Peccato: undici maledettissimi voti hanno impedito a Luca Lotti e a Ernesto Magorno di portare a casa il “triplete”. Non ci fossero stati quegli undici voti in più per Lo Polito, anche Castrovillari avrebbe fatto gruppo con Lamezia Terme e Gioia Tauro nel sancire la sconfitta del Pd e l’allontanamento dal governo di tre tra le maggiori città calabresi.
Venerdì scorso Lotti aveva dedicato circa quattro ore della sua preziosissima giornata a sostenere i tre candidati a sindaco del Pd. Poi, blindato da un Magorno arcigno come non mai, era corso a spartire potere e mediare intese di bassissimo governo con Mario Oliverio.
Il disastro che ne consegue è sotto gli occhi di tutti: anche a Lamezia il primo partito è quello di chi rinuncia alla democrazia. Solo 44 cittadini su 100 hanno votato al ballottaggio. In più, nella città che vede uscente un sindaco di Sel, il nuovo consiglio comunale vedrà seduto anche un rappresentante di Casapound. Paolo Mascaro sarà sindaco per la gioia di chi ricorda la sua presidenza della Vigor Lamezia dal 2006 al 2013, per quella di Pino Galati che torna a contare anche a Lamezia Terme e per quella del più fiero trasversalismo che a Tommaso Sonni, candidato ufficiale del Pd, aveva giurato lotta senza quartiere.
A Gioia Tauro non poteva andare meglio, visto che il candidato proposto dal Pd sapeva di antico e che si era deciso di continuare a banalizzare su quel progetto portato avanti dalla “Fondazione Elenoire Roosevelt”, sposato invece dal giovane Giuseppe Pedà che ha avuto partita facile su Aldo Alessio. Si salva dalla disfatta Domenico Lo Polito ma il rischio corso è stato notevolissimo, alla fine porta a casa 4.941 a fronte dei 4.930 del candidato di centro/destra ma attenzione: restano in agguato 258 schede nulle e 74 schede bianche.

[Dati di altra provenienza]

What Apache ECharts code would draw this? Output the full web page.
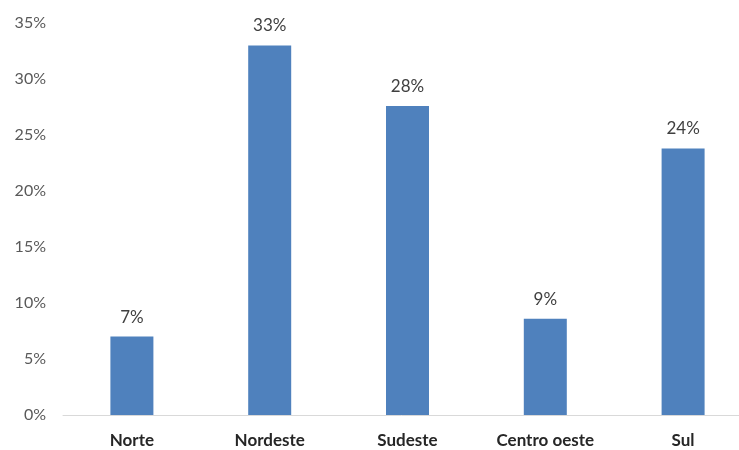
<!DOCTYPE html>
<html>
<head>
<meta charset="utf-8">
<script src="https://cdn.jsdelivr.net/npm/echarts@6/dist/echarts.min.js"></script>
<style>
  html, body { margin: 0; padding: 0; background: #ffffff; }
  #chart { width: 739px; height: 450px; }
</style>
</head>
<body>
<div id="chart"></div>
<script>
// dados
const regioes = ['Norte', 'Nordeste', 'Sudeste', 'Centro oeste', 'Sul']
const percentuais = [7.0, 33.0, 27.6, 8.6, 23.8]
const yTicks = [0, 5, 10, 15, 20, 25, 30, 35]

const chart = echarts.init(document.getElementById('chart'))

chart.setOption({
  backgroundColor: '#ffffff',
  animation: false,
  grid: {
    left: 63,
    right: -13,
    top: 23,
    bottom: 35,
    outerBoundsMode: 'none'
  },
  xAxis: {
    type: 'category',
    data: regioes,
    axisLine: { lineStyle: { color: '#d9d9d9', width: 1 } },
    axisTick: { show: false },
    axisLabel: {
      margin: 17,
      color: '#262626',
      fontFamily: 'Lato',
      fontWeight: 'bold',
      fontSize: 17
    }
  },
  yAxis: {
    type: 'value',
    min: yTicks[0],
    max: yTicks[yTicks.length - 1],
    interval: 5,
    axisLine: { show: false },
    axisTick: { show: false },
    splitLine: { show: false },
    axisLabel: {
      margin: 17,
      color: '#595959',
      fontFamily: 'Lato',
      fontSize: 16,
      formatter: v => v + '%'
    }
  },
  series: [{
    type: 'bar',
    data: percentuais,
    barWidth: 43,
    itemStyle: { color: '#4f81bd' },
    label: {
      show: true,
      position: 'top',
      distance: 11,
      color: '#404040',
      fontFamily: 'Lato',
      fontSize: 17,
      formatter: p => Math.round(p.value) + '%'
    }
  }]
})
</script>
</body>
</html>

Al netto della sonora sconfitta del Pd calabrese e dello sfiorato “triplete” di Luca Lotti, c’è da prendere atto che le urne non premiano certo l’attuale governo della Regione Calabria e che anche la luna di miele con il governo Renzi (dove sono finiti i viaggi trimestrali del premier, la cabina di regia e il rilancio delle infrastrutture calabresi come leva di recupero del Pil nazionale?) è bella che finita.
Gongola il centrodestra, torna a respirare laddove la disfatta sembrava irrecuperabile. Rischia di commettere un grave errore, però, nella misura in cui dovesse ritenere che la bocciatura del “modello Oliverio-Magorno” possa automaticamente diventare la assoluzione o, peggio, la riabilitazione di quello “scopellitiano”. Semmai, quella che esce dalle urne, è esattamente la continuità di un giudizio negativo, posto che laddove si cercavano segni di rottura tra Oliverio e il suo predecessore, continuano a cogliersi, invece, inquietanti elementi di continuità.